Drop the pictures and give back word for word the lines from the line holding "Give me the TikZ source for this diagram." to the line holding "(j0) |- ([yshift=3pt]def.west);", both included.

→ Provided records

* * * * * * *

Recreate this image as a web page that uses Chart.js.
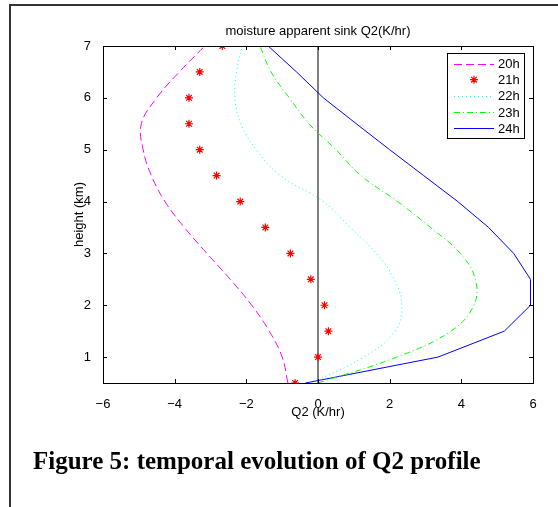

* * * * * * *

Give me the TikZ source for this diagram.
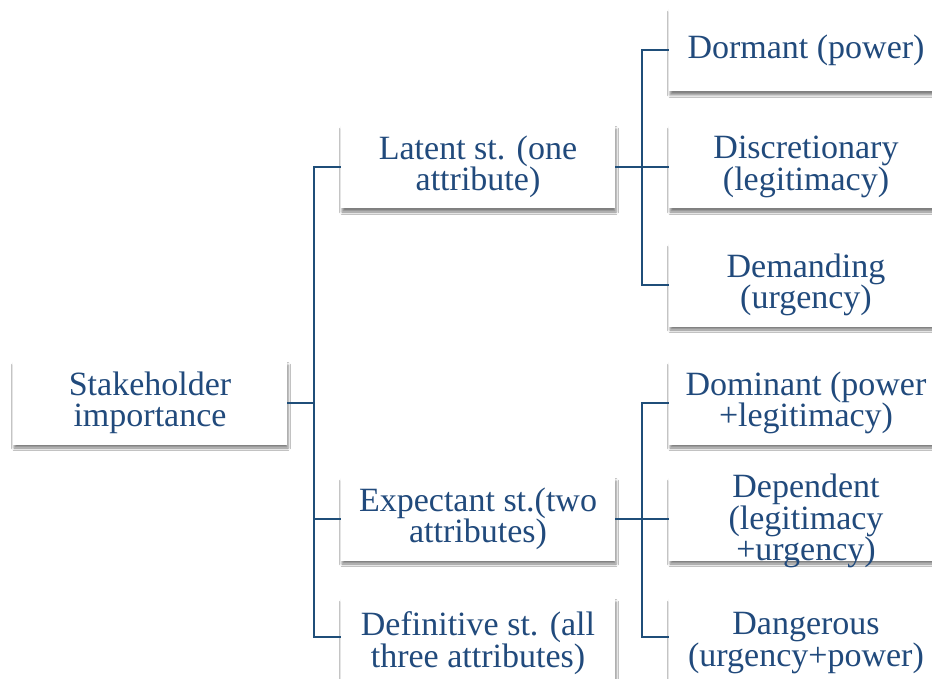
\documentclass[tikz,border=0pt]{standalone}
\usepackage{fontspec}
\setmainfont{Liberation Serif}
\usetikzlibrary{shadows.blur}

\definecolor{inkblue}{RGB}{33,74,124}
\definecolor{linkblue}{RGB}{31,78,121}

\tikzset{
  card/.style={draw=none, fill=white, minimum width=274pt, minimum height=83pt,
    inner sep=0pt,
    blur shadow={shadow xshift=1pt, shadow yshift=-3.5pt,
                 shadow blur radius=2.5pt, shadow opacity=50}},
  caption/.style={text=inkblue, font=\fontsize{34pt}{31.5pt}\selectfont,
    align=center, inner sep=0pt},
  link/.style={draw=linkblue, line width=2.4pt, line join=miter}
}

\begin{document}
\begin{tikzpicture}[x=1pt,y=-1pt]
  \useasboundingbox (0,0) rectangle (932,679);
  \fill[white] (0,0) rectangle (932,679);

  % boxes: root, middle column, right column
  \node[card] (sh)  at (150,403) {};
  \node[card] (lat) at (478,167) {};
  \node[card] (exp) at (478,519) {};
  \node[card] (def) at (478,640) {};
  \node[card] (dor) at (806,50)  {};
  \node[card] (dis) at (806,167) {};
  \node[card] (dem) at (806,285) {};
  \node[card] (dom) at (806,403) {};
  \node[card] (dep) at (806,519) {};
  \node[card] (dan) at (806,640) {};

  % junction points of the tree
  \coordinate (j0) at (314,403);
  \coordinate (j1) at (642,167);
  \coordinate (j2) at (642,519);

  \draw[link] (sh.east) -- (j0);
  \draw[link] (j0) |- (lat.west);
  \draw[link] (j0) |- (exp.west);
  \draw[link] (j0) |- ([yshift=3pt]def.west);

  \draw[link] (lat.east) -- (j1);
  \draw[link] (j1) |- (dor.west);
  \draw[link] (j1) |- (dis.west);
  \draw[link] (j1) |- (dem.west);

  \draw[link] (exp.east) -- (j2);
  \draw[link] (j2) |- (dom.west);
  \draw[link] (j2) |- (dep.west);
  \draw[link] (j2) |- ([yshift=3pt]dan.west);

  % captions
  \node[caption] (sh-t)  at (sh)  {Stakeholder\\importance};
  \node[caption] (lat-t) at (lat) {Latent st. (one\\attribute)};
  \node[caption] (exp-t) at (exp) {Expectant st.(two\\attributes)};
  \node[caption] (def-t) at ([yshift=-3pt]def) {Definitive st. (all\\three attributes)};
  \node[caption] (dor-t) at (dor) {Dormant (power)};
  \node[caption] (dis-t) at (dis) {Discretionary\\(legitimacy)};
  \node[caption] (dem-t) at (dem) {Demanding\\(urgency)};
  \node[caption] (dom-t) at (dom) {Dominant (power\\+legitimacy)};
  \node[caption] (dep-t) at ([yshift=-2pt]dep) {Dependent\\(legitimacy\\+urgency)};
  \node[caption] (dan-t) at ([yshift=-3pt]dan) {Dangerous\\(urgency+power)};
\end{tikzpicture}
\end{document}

* * * * * * *

→ Expected answer
Give me the TikZ source for this diagram.
\documentclass[tikz,border=0pt]{standalone}
\usepackage{fontspec}
\setmainfont{Liberation Serif}
\usetikzlibrary{shadows.blur}

\definecolor{inkblue}{RGB}{33,74,124}
\definecolor{linkblue}{RGB}{31,78,121}

\tikzset{
  card/.style={draw=none, fill=white, minimum width=274pt, minimum height=83pt,
    inner sep=0pt,
    blur shadow={shadow xshift=1pt, shadow yshift=-3.5pt,
                 shadow blur radius=2.5pt, shadow opacity=50}},
  caption/.style={text=inkblue, font=\fontsize{34pt}{31.5pt}\selectfont,
    align=center, inner sep=0pt},
  link/.style={draw=linkblue, line width=2.4pt, line join=miter}
}

\begin{document}
\begin{tikzpicture}[x=1pt,y=-1pt]
  \useasboundingbox (0,0) rectangle (932,679);
  \fill[white] (0,0) rectangle (932,679);

  % boxes: root, middle column, right column
  \node[card] (sh)  at (150,403) {};
  \node[card] (lat) at (478,167) {};
  \node[card] (exp) at (478,519) {};
  \node[card] (def) at (478,640) {};
  \node[card] (dor) at (806,50)  {};
  \node[card] (dis) at (806,167) {};
  \node[card] (dem) at (806,285) {};
  \node[card] (dom) at (806,403) {};
  \node[card] (dep) at (806,519) {};
  \node[card] (dan) at (806,640) {};

  % junction points of the tree
  \coordinate (j0) at (314,403);
  \coordinate (j1) at (642,167);
  \coordinate (j2) at (642,519);

  \draw[link] (sh.east) -- (j0);
  \draw[link] (j0) |- (lat.west);
  \draw[link] (j0) |- (exp.west);
  \draw[link] (j0) |- ([yshift=3pt]def.west);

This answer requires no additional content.